# double weapon rule



## wildcoy73 (Mar 2, 2004)

i have heard yes and no on this one. so what is it and where is it stated

first during turkey season can i carry both my shot gun and bow into the woods to harvest my bird?
second during the fire arm season my i carry two weapons with me? say bow and rifle---shotgun and rifle---or rifle and handgun?
not to worry about the last for i will be getting my ccw in the next few weeks and after reading all the laws about this by the dnr. i will be allowed to carry my pistol with me and under my jacket to keep it protected


----------



## WalleyeHunter811 (Feb 26, 2007)

You can indeed take two weapons out as long as they are legal in that season. Say your in rifle season of deer. You can take a shotgun, pistol and a rifle if you really want to. Just make sure that that the weapons are legal for that season. This came from the dnr website under ask the dnr.

Question 
If I am on public lands during firearm deer season, is it lawful to carry a shotgun and a handgun? 

Answer 
You can carry as many firearms as you desire while firearm deer hunting and they may be of any type provided they are legal for hunting deer (for example, the handgun must fire a straight-walled cartridge and meet other restrictions if hunting in Southern Michigan's "shotgun zone").


----------



## Ferris_StateHunter (Apr 24, 2006)

wildcoy73 said:


> second during the fire arm season my i carry two weapons with me? say bow and rifle


.

Yes it is legal you just have to tag the animal either way with a firearm license. Which means you can not take a doe with a bow during firearm season unless you have a firearm doe permit.


----------



## WalleyeHunter811 (Feb 26, 2007)

Good call Ferris i forgot to metion that....


----------



## JWICKLUND (Feb 13, 2005)

If you use your bow during the firearm deer season you must wear hunters orange. Your deer must be tagged with a firearm deer tag, antlerless deer tag, or combination tag during that season as well.

In the spring you can hunt turkey with both a shotgun and bow.

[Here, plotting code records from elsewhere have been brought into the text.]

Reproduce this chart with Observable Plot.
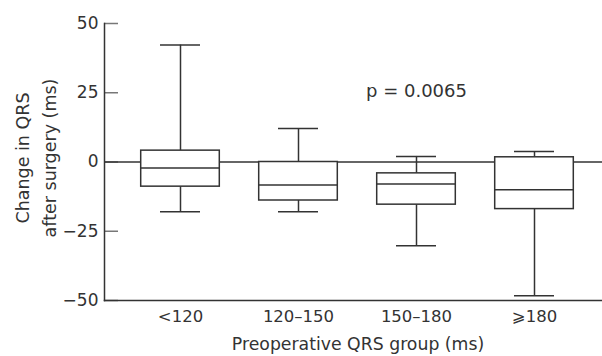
<!DOCTYPE html>
<html>
<head>
<meta charset="utf-8">
<script src="https://cdn.jsdelivr.net/npm/d3@7"></script>
<script src="https://cdn.jsdelivr.net/npm/@observablehq/plot@0.6"></script>
<style>
  html, body { margin: 0; padding: 0; background: #fff; }
  #chart svg { display: block; }
</style>
</head>
<body>
<div id="chart"></div>
<script>
const groups = ["<120", "120–150", "150–180", "⩾180"];
const whiskerMax = [42.2, 12.1, 2.0, 3.8];
const q3 = [4.1, 0, -4.1, 1.7];
const medians = [-2.2, -8.3, -7.9, -10];
const q1 = [-8.9, -13.9, -15.4, -17];
const whiskerMin = [-18, -18, -30.2, -48.3];
const yTicks = [-50, -25, 0, 25, 50];
const pLabel = [{ group: "150–180", value: 25.7, text: "p = 0.0065" }];

const data = groups.map((g, i) => ({
  group: g, max: whiskerMax[i], q3: q3[i], median: medians[i], q1: q1[i], min: whiskerMin[i]
}));

const ink = "#333";
const font = "'DejaVu Sans', sans-serif";

const chart = Plot.plot({
  width: 602,
  height: 356,
  marginLeft: 104,
  marginRight: 0,
  marginTop: 23,
  marginBottom: 56,
  style: { fontFamily: font, fontSize: "16px", color: ink, background: "#fff" },
  x: { type: "band", domain: groups, range: [119.6, 594.6], paddingInner: 0, paddingOuter: 0 },
  y: { domain: [-50, 50] },
  marks: [
    Plot.axisY(yTicks, { tickSize: 14, dx: 14, text: null, stroke: "#777", strokeWidth: 1.5, label: null }),
    Plot.axisY(yTicks, { tickSize: 0, tickPadding: 6, fontSize: 17, fill: ink, label: null }),
    Plot.axisX({ tickSize: 0, tickPadding: 10, fontSize: 16.5, fill: ink, label: null }),
    Plot.ruleY([0], { stroke: ink, strokeWidth: 1.5 }),
    Plot.frame({ anchor: "left", stroke: ink, strokeWidth: 1.5 }),
    Plot.frame({ anchor: "bottom", stroke: ink, strokeWidth: 1.5 }),
    Plot.ruleX(data, { x: "group", y1: "q3", y2: "max", stroke: ink, strokeWidth: 1.5 }),
    Plot.ruleX(data, { x: "group", y1: "min", y2: "q1", stroke: ink, strokeWidth: 1.5 }),
    Plot.tickY(data, { x: "group", y: "max", insetLeft: 39, insetRight: 39, stroke: ink, strokeWidth: 1.5 }),
    Plot.tickY(data, { x: "group", y: "min", insetLeft: 39, insetRight: 39, stroke: ink, strokeWidth: 1.5 }),
    Plot.barY(data, { x: "group", y1: "q1", y2: "q3", insetLeft: 19.7, insetRight: 19.7, fill: "#fff", stroke: ink, strokeWidth: 1.5 }),
    Plot.tickY(data, { x: "group", y: "median", insetLeft: 19.7, insetRight: 19.7, stroke: ink, strokeWidth: 1.5 }),
    Plot.text(pLabel, { x: "group", y: "value", text: "text", fontSize: 18, fill: ink }),
    Plot.text(["Change in QRS\nafter surgery (ms)"], {
      frameAnchor: "left", textAnchor: "middle", rotate: -90, dx: -70.5, dy: -4, lineHeight: 1.55, fontSize: 17.5, fill: ink, text: d => d
    }),
    Plot.text(["Preoperative QRS group (ms)"], {
      frameAnchor: "bottom", dy: 49, dx: 4.5, fontSize: 17.3, fill: ink, text: d => d
    })
  ]
});

document.getElementById("chart").appendChild(chart);
</script>
</body>
</html>
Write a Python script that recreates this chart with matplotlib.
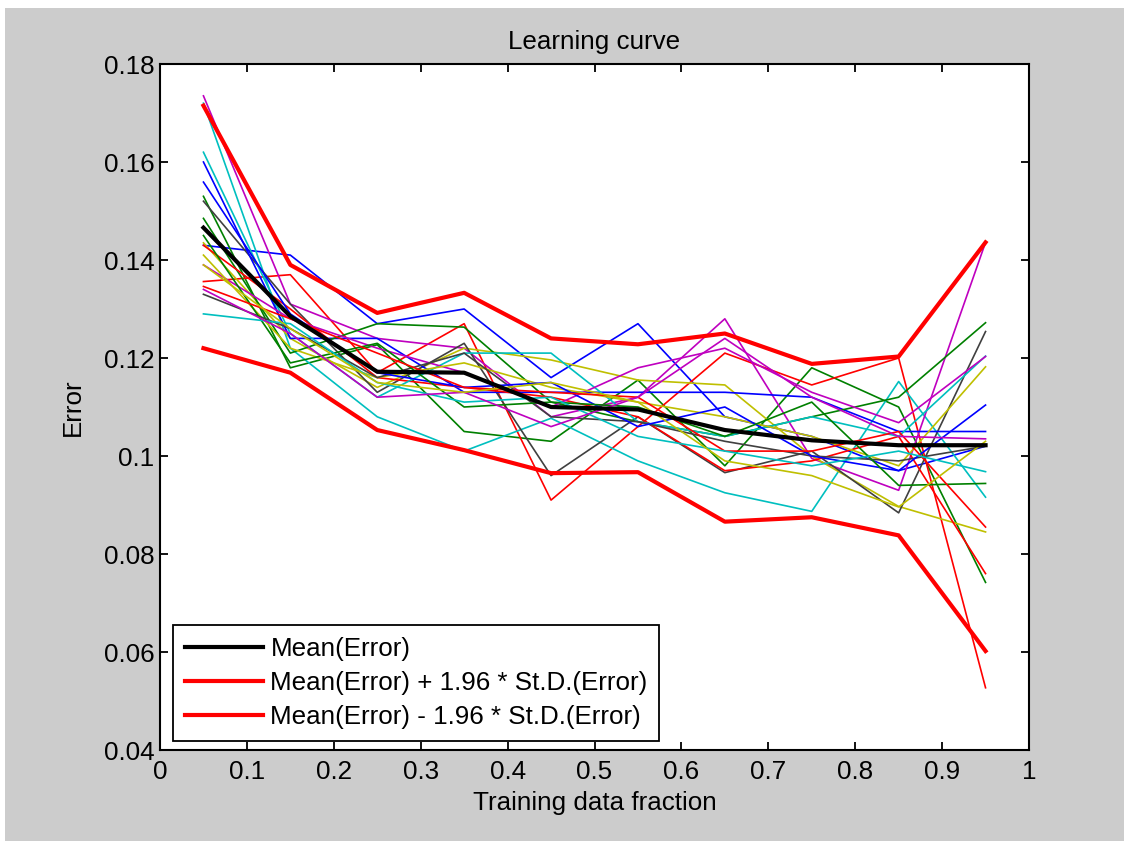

In the fall, you can carry both a bow and shotgun to hunt turkey however, you cannot hunt deer during the archery season if you possess a firearm, so you would need to hunt both with bow and arrow only.


----------



## .480 (Feb 21, 2006)

How about in the late Muzzleloader season,
Can I carry a muzzleloader and a .223 (or varmint rifle) , to hunt both coyotes and deer???????????
(Varmint rifle for coyotes and muzzleloader for deer.)


----------



## boehr (Jan 31, 2000)

.480 said:


> How about in the late Muzzleloader season,
> Can I carry a muzzleloader and a .223 (or varmint rifle) , to hunt both coyotes and deer???????????
> (Varmint rifle for coyotes and muzzleloader for deer.)


No, If your muzzleloading deer during that season you can not have a rifle with you. Same reason if you were turkey hunting during turkey season and had you varmit rifle with you, violation.


----------